As online schooling plays an increasingly large role in education, researchers say more work needs to be done to understand and address why some families have a harder time accessing the internet.
A new study shows that one reason is racial segregation.
Since before the pandemic, Benjamin Skinner has been researching broadband access and how lack of home internet impacts students’ ability to do online work. While studying this digital divide, Skinner, an assistant professor of higher education and policy at the University of Florida, noticed that conversation around the issue is often presented as an urban-rural divide. What no one talks enough about is that “we have a digital divide right within suburban and urban areas as well,” he said.
“There is a digital divide within areas that are geographically pretty proximate and they have real potential impacts for student’s geography of opportunity,” Skinner said.

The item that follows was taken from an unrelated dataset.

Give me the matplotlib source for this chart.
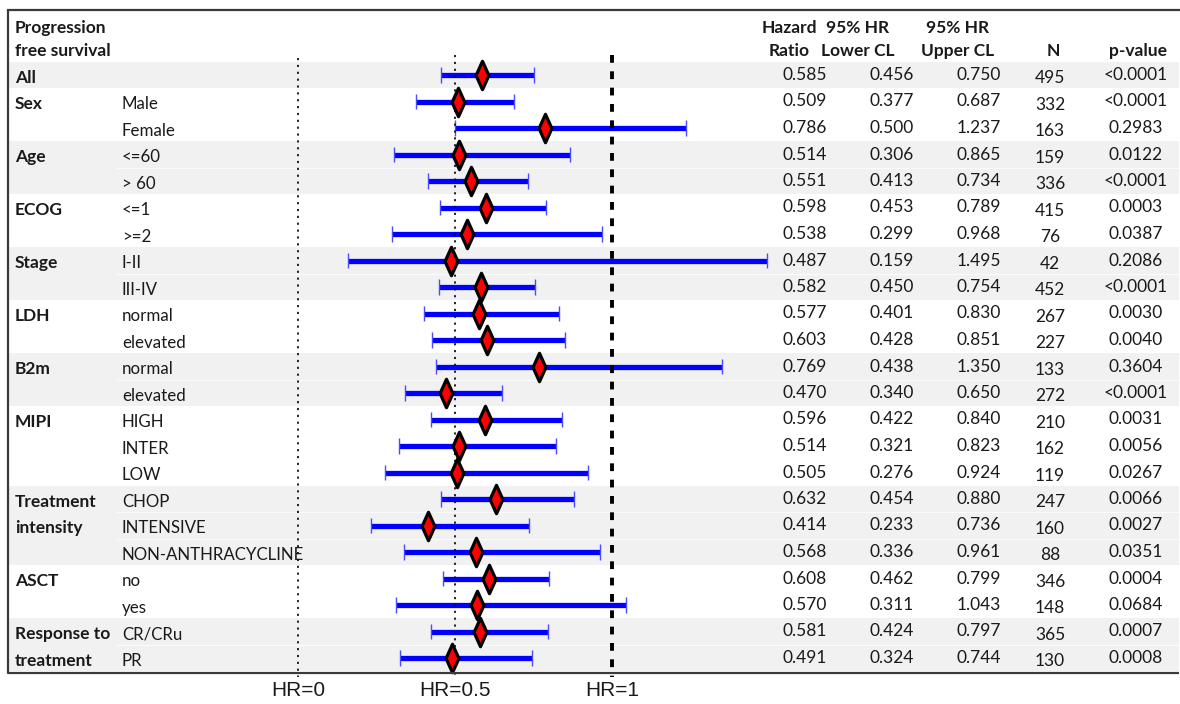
import matplotlib
matplotlib.use("Agg")
import matplotlib.pyplot as plt
import matplotlib.transforms as mtransforms
from matplotlib.path import Path
from matplotlib.patches import Rectangle

# ---- data ---------------------------------------------------------------
groups = ["All", "Sex", "", "Age", "", "ECOG", "", "Stage", "", "LDH", "",
          "B2m", "", "MIPI", "", "", "Treatment", "intensity", "", "ASCT", "",
          "Response to", "treatment"]
subgroups = ["", "Male", "Female", "<=60", "> 60", "<=1", ">=2", "I-II", "III-IV",
             "normal", "elevated", "normal", "elevated", "HIGH", "INTER", "LOW",
             "CHOP", "INTENSIVE", "NON-ANTHRACYCLINE", "no", "yes", "CR/CRu", "PR"]
hazard_ratio = [0.585, 0.509, 0.786, 0.514, 0.551, 0.598, 0.538, 0.487, 0.582,
                0.577, 0.603, 0.769, 0.470, 0.596, 0.514, 0.505, 0.632, 0.414,
                0.568, 0.608, 0.570, 0.581, 0.491]
lower_cl = [0.456, 0.377, 0.500, 0.306, 0.413, 0.453, 0.299, 0.159, 0.450,
            0.401, 0.428, 0.438, 0.340, 0.422, 0.321, 0.276, 0.454, 0.233,
            0.336, 0.462, 0.311, 0.424, 0.324]
upper_cl = [0.750, 0.687, 1.237, 0.865, 0.734, 0.789, 0.968, 1.495, 0.754,
            0.830, 0.851, 1.350, 0.650, 0.840, 0.823, 0.924, 0.880, 0.736,
            0.961, 0.799, 1.043, 0.797, 0.744]
n_patients = [495, 332, 163, 159, 336, 415, 76, 42, 452, 267, 227, 133, 272,
              210, 162, 119, 247, 160, 88, 346, 148, 365, 130]
p_values = ["<0.0001", "<0.0001", "0.2983", "0.0122", "<0.0001", "0.0003",
            "0.0387", "0.2086", "<0.0001", "0.0030", "0.0040", "0.3604",
            "<0.0001", "0.0031", "0.0056", "0.0267", "0.0066", "0.0027",
            "0.0351", "0.0004", "0.0684", "0.0007", "0.0008"]
# (first row, last row) of each shaded block
shaded_blocks = [(0, 0), (3, 4), (7, 8), (11, 12), (16, 18), (21, 22)]
reference_hr = [0, 0.5, 1]
reference_labels = ["HR=0", "HR=0.5", "HR=1"]

# ---- figure -------------------------------------------------------------
W, H = 1180, 704
fig = plt.figure(figsize=(W / 100, H / 100), dpi=100)
ax = fig.add_axes([0, 0, 1, 1])
ax.set_axis_off()

x0_px, px_per_hr = 298.0, 314.0
y0_px, px_per_row = 75.0, 26.5
ax.set_xlim(-x0_px / px_per_hr, (W - x0_px) / px_per_hr)
ax.set_ylim((H - y0_px) / px_per_row, -y0_px / px_per_row)

# x in figure-fraction, y in row units
tr = mtransforms.blended_transform_factory(ax.transAxes, ax.transData)

def fx(px):
    return px / W

def rows_px(px):
    return (px - y0_px) / px_per_row

TEXT = "#1a1a1a"
FONT = ["Lato", "DejaVu Sans"]
FS = 12.5

# shaded blocks
for r0, r1 in shaded_blocks:
    ax.add_patch(Rectangle((fx(9), r0 - 0.5), fx(1179) - fx(9), r1 - r0 + 1,
                           transform=tr, facecolor="#f1f1f1", edgecolor="none",
                           zorder=0))
    for r in range(r0, r1):
        ax.plot([fx(117), fx(1179)], [r + 0.5, r + 0.5], transform=tr,
                color="#fbfbfb", lw=0.8, zorder=0.5)

# frame
ax.plot([fx(8), fx(8), fx(1179)], [rows_px(10), rows_px(673), rows_px(673)],
        transform=tr, color="#3a3a3a", lw=1.6, zorder=5, solid_capstyle="butt")
ax.plot([fx(8), fx(1179)], [rows_px(10), rows_px(10)],
        transform=tr, color="#3a3a3a", lw=1.6, zorder=5)

rows = list(range(len(hazard_ratio)))

# confidence intervals
ax.hlines(rows, lower_cl, upper_cl, colors="#0000ff", lw=3.8, zorder=2)
ax.vlines(lower_cl, [r - 0.3 for r in rows], [r + 0.3 for r in rows],
          colors="#4a4aff", lw=1.0, zorder=2)
ax.vlines(upper_cl, [r - 0.3 for r in rows], [r + 0.3 for r in rows],
          colors="#4a4aff", lw=1.0, zorder=2)

# reference lines
ax.plot([reference_hr[0]] * 2, [rows_px(58), rows_px(677)], color="#111111",
        lw=1.3, ls=(0, (1.2, 2.6)), zorder=3)
ax.plot([reference_hr[1]] * 2, [rows_px(55), rows_px(677)], color="#111111",
        lw=1.3, ls=(0, (1.2, 2.6)), zorder=3)
ax.plot([reference_hr[2]] * 2, [rows_px(55), rows_px(677)], color="#000000",
        lw=2.8, ls=(0, (2.0, 2.2)), zorder=3)

# point estimates
diamond = Path([(0, 1), (0.45, 0), (0, -1), (-0.45, 0), (0, 1)],
               [Path.MOVETO, Path.LINETO, Path.LINETO, Path.LINETO, Path.CLOSEPOLY])
ax.plot(hazard_ratio, rows, ls="none", marker=diamond, ms=20.5, mfc="#ff0000",
        mec="#000000", mew=2.3, zorder=4)

# reference labels
for hr, lab in zip(reference_hr, reference_labels):
    ax.text(hr, rows_px(691), lab, ha="center", va="center", fontsize=15,
            family=["Liberation Sans", "DejaVu Sans"], color=TEXT)

# headers
hdr = dict(fontsize=FS, fontweight="bold", family=FONT, color=TEXT,
           va="center", transform=tr)
ax.text(fx(15), rows_px(28), "Progression", ha="left", **hdr)
ax.text(fx(15), rows_px(51), "free survival", ha="left", **hdr)
for cx, l1, l2 in [(789, "Hazard", "Ratio"), (858, "95% HR", "Lower CL"),
                   (958, "95% HR", "Upper CL"), (1053, "", "N"),
                   (1138, "", "p-value")]:
    if l1:
        ax.text(fx(cx), rows_px(28), l1, ha="center", **hdr)
    ax.text(fx(cx), rows_px(51), l2, ha="center", **hdr)

# row labels and values
body = dict(fontsize=FS, family=FONT, color=TEXT, va="center", transform=tr)
sub = dict(body, fontsize=12.2)
for r in rows:
    if groups[r]:
        ax.text(fx(15), r + 0.1, groups[r], ha="left", fontweight="bold", **body)
    if subgroups[r]:
        ax.text(fx(122), r + 0.1, subgroups[r], ha="left", **sub)
    ax.text(fx(827), r, f"{hazard_ratio[r]:.3f}", ha="right", **body)
    ax.text(fx(914), r, f"{lower_cl[r]:.3f}", ha="right", **body)
    ax.text(fx(1001), r, f"{upper_cl[r]:.3f}", ha="right", **body)
    ax.text(fx(1050), r + 0.12, f"{n_patients[r]}", ha="center", **body)
    ax.text(fx(1136), r, p_values[r], ha="center", **body)

fig.savefig("out.png", dpi=100)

Last summer, Skinner and his colleagues at University of Florida, faculty member Hazel Levy and doctoral candidate Taylor Burtch, began researching broadband history and differences in access. In a new paper, “Digital Redlining: The Relevance of 20th Century Housing Policy to 21st Century Broadband Access and Education,” the coauthors link disparities in current broadband access to Depression-era federal housing policies that prevented people in majority-Black neighborhoods from getting mortgages because their neighborhoods were considered“ high risk.” At the same time, the government helped developers build new suburban subdivisions exclusively for white people. The policy, known as redlining, fueled racial segregation and long-term disinvestment in Black communities.
“It’s important for us in education research to look at that history,” Skinner said. “Why might this be the case, and being able to tie that in to histories of redlining, histories of federal housing policies, of segregation.”